My Lords, along with the noble Baroness, Lady Fookes, I support Amendment 60, which the noble Baroness, Lady Prashar, spoke to so ably. It is a good thing for young people to come over to learn English here or to have adventure holidays or to do an exchange. We can all remember it if we had that opportunity. Those, who like me who were teachers, knew the benefit for children, and the children and grandchildren of many of us have taken this opportunity.
I cannot think of one reason why we would want to make it more difficult for these things to continue. It is one of those things that we can all agree on—it is what we would want for young people, whether they are our own children or somebody else’s. It is not just meeting people and learning the language, there is something about it that, perhaps, you only realise as you get older. The seeds that you sow in those early years, culturally and in terms of understanding, stay with you for life. Even if you do not come back to university in the United Kingdom in a few years’ time, in your heart you remain friends with somewhere you have been as a young person. I had an opportunity to be an exchange student in America when I was doing my teacher training. It has had a huge effect on me throughout my life. There is an affection, a loyalty and an understanding that I have never lost. Why would we want to make it difficult in the future for more children to have an opportunity like that?

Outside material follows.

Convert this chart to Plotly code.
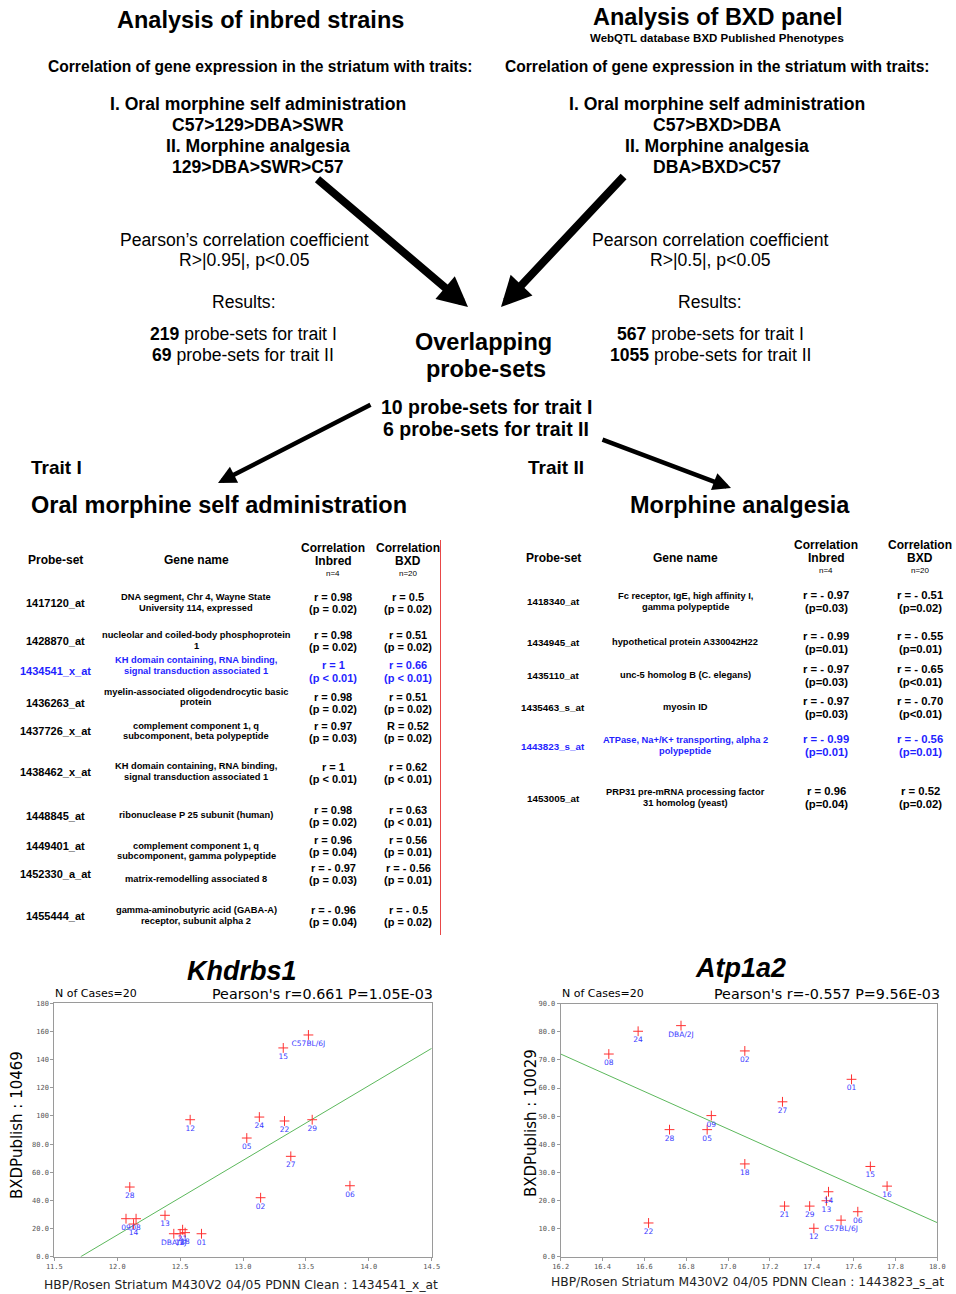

There is a problem with the Bill. I do not think it is intentional, but an unintended consequence of the rules and regulations. It is not just a few young people who would be affected; most young people in this group travel with identity cards rather than passports, and that certainly makes it easier for the group organisers. If a card is lost, it is easier to replace it when you are abroad than it is to replace a passport. Quite simply, it is an extra cost, and parents will have choices—there are English-speaking nations other than ours that their children could visit. Therefore, it will make a difference. Schools are already trying to recruit for next year and they will be put at a disadvantage because we are now putting a further barrier in the way.
The noble Baroness, Lady Prashar, outlined the solution very clearly. Along with people who are here with European Union settlement status, for the next few years—at least, while we think this through—there should be the opportunity for people to make this kind of journey, restricted to 30 days once a year and very often to language schools approved by the British Council, with an identity card, rather than putting a barrier in their way and making them have a passport if they make such a journey.